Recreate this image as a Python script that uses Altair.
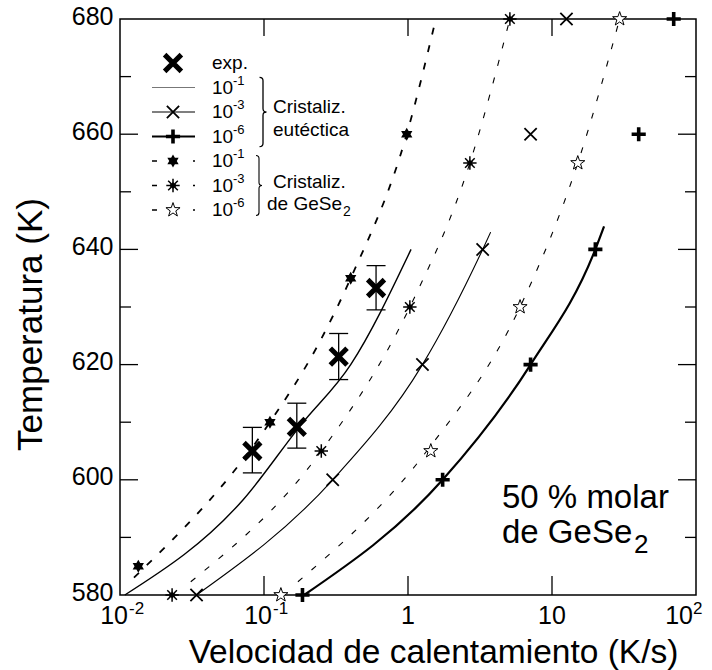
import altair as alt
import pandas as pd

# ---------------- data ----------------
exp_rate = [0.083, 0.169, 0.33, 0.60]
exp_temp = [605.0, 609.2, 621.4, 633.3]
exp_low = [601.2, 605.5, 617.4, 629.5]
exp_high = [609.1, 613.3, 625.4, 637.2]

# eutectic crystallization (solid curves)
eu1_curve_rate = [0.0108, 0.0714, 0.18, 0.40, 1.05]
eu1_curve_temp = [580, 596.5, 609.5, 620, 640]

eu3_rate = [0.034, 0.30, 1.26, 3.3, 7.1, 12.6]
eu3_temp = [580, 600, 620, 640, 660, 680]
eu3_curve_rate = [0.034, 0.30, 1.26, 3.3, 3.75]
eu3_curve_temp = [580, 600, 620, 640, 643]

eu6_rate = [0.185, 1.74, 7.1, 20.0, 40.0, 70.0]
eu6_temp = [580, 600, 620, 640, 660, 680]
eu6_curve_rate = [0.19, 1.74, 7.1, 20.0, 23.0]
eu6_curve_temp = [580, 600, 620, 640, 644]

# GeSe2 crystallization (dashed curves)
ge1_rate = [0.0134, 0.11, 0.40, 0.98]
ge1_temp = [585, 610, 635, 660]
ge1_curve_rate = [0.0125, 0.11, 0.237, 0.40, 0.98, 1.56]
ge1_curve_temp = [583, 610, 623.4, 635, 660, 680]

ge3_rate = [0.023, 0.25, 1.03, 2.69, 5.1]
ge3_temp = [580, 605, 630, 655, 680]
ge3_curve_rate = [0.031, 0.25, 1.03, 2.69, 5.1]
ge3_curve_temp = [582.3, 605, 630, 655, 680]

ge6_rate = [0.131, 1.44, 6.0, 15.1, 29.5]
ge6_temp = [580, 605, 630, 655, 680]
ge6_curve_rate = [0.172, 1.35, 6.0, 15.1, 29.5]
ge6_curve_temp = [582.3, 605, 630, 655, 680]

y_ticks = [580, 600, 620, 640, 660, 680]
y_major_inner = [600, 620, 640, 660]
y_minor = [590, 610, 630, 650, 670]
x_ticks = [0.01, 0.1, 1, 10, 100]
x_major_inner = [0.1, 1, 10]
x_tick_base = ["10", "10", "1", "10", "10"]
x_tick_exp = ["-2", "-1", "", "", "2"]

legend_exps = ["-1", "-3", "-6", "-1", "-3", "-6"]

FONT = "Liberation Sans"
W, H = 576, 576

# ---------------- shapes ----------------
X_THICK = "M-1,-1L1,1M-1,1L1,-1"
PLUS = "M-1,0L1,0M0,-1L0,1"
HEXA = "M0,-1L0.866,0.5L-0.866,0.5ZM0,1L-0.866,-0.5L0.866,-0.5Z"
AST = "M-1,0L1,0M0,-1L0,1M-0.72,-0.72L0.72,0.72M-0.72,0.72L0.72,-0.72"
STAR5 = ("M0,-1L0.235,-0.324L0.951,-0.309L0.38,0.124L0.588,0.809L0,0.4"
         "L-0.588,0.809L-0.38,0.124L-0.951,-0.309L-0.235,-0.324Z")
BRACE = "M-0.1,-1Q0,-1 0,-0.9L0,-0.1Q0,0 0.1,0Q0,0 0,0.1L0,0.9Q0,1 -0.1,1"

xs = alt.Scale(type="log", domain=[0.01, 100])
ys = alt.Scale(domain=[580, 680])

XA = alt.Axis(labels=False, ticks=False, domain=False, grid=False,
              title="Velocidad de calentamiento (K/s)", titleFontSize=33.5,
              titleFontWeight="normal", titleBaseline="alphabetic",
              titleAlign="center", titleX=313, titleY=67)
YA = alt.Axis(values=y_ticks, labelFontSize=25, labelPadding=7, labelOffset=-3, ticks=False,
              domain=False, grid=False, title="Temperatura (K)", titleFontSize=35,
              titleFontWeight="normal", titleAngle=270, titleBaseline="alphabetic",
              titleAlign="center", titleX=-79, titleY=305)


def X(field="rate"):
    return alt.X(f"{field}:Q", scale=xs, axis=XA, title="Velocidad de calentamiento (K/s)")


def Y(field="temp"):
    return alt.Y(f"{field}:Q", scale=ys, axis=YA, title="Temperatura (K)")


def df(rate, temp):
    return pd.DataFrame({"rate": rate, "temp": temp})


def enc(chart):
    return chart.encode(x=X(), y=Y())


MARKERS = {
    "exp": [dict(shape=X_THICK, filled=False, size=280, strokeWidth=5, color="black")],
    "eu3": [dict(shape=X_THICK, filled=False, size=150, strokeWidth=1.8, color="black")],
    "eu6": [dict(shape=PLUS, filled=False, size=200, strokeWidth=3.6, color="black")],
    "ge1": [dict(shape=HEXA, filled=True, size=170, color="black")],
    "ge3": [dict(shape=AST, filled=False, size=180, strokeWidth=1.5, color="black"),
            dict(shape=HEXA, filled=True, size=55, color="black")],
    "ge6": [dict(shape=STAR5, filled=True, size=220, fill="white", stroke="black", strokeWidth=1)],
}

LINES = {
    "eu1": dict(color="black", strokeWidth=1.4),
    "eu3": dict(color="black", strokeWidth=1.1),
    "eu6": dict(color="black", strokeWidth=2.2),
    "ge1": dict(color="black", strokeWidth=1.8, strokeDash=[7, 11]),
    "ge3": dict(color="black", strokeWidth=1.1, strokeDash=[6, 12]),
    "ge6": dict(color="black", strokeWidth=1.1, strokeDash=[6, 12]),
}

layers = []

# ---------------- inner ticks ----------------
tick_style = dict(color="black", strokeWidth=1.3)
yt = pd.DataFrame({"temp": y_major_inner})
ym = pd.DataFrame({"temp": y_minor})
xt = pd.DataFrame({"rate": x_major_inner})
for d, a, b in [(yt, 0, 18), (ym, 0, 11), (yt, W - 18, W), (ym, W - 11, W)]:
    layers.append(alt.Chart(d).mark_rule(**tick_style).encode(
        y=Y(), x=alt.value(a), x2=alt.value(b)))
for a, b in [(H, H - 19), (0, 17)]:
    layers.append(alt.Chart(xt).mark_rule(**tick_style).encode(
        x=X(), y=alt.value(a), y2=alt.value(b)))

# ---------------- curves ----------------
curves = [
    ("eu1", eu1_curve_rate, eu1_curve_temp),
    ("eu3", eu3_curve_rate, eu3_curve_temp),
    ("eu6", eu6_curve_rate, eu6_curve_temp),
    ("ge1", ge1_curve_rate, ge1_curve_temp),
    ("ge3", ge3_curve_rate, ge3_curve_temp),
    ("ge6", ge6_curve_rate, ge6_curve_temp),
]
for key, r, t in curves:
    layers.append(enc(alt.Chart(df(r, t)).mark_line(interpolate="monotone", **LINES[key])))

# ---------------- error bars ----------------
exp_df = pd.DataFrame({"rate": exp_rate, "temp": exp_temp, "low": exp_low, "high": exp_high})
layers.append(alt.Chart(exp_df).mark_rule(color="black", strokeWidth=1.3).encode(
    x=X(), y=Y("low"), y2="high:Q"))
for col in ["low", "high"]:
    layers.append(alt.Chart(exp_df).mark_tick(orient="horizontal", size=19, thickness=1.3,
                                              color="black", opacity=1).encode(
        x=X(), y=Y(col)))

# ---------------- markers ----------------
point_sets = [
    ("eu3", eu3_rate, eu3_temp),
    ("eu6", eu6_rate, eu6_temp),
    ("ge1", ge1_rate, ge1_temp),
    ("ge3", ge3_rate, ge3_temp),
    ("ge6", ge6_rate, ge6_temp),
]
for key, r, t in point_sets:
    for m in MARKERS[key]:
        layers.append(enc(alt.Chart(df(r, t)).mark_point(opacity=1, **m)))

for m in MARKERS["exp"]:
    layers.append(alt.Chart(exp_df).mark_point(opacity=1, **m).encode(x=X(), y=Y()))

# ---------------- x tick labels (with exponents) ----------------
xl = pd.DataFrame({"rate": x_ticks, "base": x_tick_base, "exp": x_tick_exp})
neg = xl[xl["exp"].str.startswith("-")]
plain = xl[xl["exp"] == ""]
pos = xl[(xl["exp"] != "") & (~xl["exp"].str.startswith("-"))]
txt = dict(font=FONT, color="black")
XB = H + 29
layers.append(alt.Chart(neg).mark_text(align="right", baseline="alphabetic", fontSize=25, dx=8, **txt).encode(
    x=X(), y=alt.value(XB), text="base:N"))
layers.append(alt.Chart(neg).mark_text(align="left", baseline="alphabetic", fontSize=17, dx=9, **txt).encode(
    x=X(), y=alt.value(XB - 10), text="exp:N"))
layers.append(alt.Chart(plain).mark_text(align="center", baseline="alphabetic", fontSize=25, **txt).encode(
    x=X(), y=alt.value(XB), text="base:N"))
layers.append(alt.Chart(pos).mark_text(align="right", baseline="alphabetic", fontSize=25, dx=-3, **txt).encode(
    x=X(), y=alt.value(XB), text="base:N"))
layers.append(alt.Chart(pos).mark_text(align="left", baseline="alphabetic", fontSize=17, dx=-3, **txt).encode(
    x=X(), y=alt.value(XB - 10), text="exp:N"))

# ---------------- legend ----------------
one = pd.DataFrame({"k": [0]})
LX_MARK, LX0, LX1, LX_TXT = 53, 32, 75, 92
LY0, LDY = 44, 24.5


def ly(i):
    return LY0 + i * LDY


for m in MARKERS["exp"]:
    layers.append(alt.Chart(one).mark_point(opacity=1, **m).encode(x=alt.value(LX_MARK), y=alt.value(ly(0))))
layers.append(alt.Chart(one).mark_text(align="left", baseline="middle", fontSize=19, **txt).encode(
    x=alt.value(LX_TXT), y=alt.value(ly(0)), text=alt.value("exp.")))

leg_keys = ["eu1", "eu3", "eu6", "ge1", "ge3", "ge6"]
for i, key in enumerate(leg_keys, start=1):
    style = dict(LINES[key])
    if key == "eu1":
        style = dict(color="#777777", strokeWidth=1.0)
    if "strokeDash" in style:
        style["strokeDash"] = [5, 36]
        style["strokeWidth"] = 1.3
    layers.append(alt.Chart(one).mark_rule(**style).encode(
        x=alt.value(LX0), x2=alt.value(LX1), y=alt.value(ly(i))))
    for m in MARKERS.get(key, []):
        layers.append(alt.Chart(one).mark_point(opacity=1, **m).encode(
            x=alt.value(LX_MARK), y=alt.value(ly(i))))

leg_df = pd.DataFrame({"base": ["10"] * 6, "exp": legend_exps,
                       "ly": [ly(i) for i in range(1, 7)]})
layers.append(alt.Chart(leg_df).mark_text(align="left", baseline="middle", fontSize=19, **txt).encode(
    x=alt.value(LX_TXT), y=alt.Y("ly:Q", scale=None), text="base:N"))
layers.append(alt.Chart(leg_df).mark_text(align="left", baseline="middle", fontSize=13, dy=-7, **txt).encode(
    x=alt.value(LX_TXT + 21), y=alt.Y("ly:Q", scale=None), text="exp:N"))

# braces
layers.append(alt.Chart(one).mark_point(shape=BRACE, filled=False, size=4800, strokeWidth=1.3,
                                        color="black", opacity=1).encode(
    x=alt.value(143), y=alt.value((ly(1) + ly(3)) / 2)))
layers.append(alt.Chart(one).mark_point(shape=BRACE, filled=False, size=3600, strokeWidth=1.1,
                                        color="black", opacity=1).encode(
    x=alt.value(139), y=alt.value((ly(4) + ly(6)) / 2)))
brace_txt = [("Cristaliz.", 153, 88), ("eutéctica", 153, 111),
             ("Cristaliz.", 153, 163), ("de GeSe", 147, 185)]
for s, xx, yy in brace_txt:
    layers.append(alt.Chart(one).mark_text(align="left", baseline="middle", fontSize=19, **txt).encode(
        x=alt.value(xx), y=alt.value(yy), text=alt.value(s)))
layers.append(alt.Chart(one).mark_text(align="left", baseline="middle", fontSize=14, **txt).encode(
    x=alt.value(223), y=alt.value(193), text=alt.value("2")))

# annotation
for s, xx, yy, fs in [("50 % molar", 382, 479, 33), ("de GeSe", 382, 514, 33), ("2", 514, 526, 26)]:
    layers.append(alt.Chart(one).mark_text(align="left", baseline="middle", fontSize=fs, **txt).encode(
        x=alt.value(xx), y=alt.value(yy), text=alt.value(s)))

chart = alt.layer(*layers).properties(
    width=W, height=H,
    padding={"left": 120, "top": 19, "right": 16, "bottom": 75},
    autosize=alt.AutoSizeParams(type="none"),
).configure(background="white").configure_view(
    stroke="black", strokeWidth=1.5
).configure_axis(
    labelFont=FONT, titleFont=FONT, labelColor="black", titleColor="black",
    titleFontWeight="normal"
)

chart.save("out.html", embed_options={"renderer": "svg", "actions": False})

→ **WORK TO DO**
Every line from the start of the listing above through the line with "ge6_curve_temp = [582.3, 605, 630, 655, 680]" should be repeated exactly; skip the pictures and add nothing else.

→ **RESPONSE TO THIS EXERCISE**
Recreate this image as a Python script that uses Altair.
import altair as alt
import pandas as pd

# ---------------- data ----------------
exp_rate = [0.083, 0.169, 0.33, 0.60]
exp_temp = [605.0, 609.2, 621.4, 633.3]
exp_low = [601.2, 605.5, 617.4, 629.5]
exp_high = [609.1, 613.3, 625.4, 637.2]

# eutectic crystallization (solid curves)
eu1_curve_rate = [0.0108, 0.0714, 0.18, 0.40, 1.05]
eu1_curve_temp = [580, 596.5, 609.5, 620, 640]

eu3_rate = [0.034, 0.30, 1.26, 3.3, 7.1, 12.6]
eu3_temp = [580, 600, 620, 640, 660, 680]
eu3_curve_rate = [0.034, 0.30, 1.26, 3.3, 3.75]
eu3_curve_temp = [580, 600, 620, 640, 643]

eu6_rate = [0.185, 1.74, 7.1, 20.0, 40.0, 70.0]
eu6_temp = [580, 600, 620, 640, 660, 680]
eu6_curve_rate = [0.19, 1.74, 7.1, 20.0, 23.0]
eu6_curve_temp = [580, 600, 620, 640, 644]

# GeSe2 crystallization (dashed curves)
ge1_rate = [0.0134, 0.11, 0.40, 0.98]
ge1_temp = [585, 610, 635, 660]
ge1_curve_rate = [0.0125, 0.11, 0.237, 0.40, 0.98, 1.56]
ge1_curve_temp = [583, 610, 623.4, 635, 660, 680]

ge3_rate = [0.023, 0.25, 1.03, 2.69, 5.1]
ge3_temp = [580, 605, 630, 655, 680]
ge3_curve_rate = [0.031, 0.25, 1.03, 2.69, 5.1]
ge3_curve_temp = [582.3, 605, 630, 655, 680]

ge6_rate = [0.131, 1.44, 6.0, 15.1, 29.5]
ge6_temp = [580, 605, 630, 655, 680]
ge6_curve_rate = [0.172, 1.35, 6.0, 15.1, 29.5]
ge6_curve_temp = [582.3, 605, 630, 655, 680]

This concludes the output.